# Stated problem
From the listing below, pull out all lines with "chart" in them.

[BEGIN Supplied data]

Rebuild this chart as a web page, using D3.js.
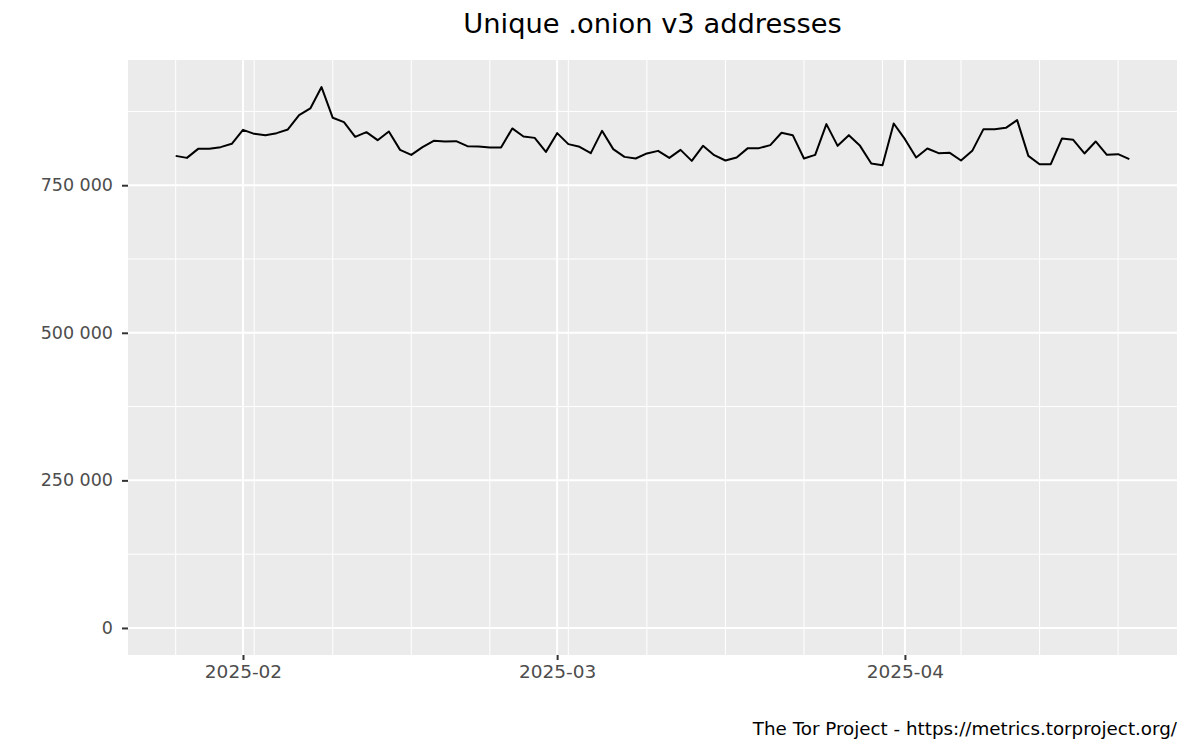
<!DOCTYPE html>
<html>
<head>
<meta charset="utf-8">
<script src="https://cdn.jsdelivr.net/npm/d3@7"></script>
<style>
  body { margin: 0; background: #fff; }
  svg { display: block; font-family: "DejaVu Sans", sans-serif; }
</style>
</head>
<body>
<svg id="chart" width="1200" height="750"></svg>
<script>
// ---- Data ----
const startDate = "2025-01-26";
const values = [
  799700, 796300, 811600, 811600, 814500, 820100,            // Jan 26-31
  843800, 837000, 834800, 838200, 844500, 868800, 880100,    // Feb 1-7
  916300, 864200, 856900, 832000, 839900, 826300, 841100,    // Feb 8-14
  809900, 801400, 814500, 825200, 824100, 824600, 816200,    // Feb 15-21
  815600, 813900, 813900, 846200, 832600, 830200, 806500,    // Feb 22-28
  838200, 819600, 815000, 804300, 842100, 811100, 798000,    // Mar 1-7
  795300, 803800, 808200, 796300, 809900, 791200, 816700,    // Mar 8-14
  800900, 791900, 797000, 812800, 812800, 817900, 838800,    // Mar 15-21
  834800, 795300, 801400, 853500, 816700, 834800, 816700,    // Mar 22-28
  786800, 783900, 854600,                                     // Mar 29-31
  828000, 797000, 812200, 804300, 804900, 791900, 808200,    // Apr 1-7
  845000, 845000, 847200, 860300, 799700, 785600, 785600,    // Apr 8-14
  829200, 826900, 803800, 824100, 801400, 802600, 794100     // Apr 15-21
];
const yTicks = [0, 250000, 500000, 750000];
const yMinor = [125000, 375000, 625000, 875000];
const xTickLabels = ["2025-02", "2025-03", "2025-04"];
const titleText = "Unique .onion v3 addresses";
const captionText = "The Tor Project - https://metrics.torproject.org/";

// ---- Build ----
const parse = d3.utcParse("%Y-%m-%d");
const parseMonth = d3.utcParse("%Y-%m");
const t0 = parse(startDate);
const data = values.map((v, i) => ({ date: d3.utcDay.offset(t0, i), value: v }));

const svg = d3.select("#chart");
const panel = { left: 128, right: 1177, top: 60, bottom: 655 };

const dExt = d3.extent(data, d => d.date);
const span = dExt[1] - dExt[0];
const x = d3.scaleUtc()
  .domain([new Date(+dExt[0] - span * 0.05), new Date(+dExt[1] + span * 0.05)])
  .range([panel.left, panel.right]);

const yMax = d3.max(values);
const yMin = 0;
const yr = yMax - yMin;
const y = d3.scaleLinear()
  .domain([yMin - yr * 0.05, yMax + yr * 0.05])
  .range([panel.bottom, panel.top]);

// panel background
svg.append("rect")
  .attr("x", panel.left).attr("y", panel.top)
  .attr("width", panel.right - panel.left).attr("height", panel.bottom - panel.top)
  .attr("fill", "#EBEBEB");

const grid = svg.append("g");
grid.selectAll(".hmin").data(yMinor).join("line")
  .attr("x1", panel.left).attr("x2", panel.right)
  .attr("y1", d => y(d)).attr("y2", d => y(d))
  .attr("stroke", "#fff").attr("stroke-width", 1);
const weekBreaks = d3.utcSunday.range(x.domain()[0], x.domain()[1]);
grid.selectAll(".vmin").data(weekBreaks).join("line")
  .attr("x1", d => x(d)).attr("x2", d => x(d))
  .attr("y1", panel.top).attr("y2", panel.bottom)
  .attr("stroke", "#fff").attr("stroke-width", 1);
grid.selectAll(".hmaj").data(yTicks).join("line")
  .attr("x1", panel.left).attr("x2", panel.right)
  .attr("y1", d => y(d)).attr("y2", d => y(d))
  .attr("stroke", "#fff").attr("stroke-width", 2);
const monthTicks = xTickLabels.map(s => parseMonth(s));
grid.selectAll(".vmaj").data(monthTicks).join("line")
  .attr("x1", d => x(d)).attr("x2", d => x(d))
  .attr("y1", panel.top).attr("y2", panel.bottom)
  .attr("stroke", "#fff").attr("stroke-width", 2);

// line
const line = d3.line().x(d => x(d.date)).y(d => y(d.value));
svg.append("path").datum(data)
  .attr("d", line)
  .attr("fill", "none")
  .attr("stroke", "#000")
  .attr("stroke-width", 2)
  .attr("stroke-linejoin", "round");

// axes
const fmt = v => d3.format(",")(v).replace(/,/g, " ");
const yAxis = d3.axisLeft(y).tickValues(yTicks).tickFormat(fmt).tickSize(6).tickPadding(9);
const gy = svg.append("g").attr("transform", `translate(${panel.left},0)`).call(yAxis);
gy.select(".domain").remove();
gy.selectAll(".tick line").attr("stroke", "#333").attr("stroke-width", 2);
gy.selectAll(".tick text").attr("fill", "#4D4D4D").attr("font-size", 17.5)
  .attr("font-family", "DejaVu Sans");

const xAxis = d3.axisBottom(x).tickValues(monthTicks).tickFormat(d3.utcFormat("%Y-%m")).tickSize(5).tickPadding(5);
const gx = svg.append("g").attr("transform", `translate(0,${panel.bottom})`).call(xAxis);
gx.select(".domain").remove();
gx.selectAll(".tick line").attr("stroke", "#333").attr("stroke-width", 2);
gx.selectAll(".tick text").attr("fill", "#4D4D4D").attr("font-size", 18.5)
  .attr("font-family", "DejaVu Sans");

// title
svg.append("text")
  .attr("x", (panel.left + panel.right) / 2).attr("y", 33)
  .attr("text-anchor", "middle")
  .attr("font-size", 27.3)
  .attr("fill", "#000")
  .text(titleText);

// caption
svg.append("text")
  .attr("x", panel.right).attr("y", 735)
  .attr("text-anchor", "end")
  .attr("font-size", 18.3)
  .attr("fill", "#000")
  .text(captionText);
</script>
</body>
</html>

[END Supplied data]

# Task solution
Rebuild this chart as a web page, using D3.js.
<svg id="chart" width="1200" height="750"></svg>
const svg = d3.select("#chart");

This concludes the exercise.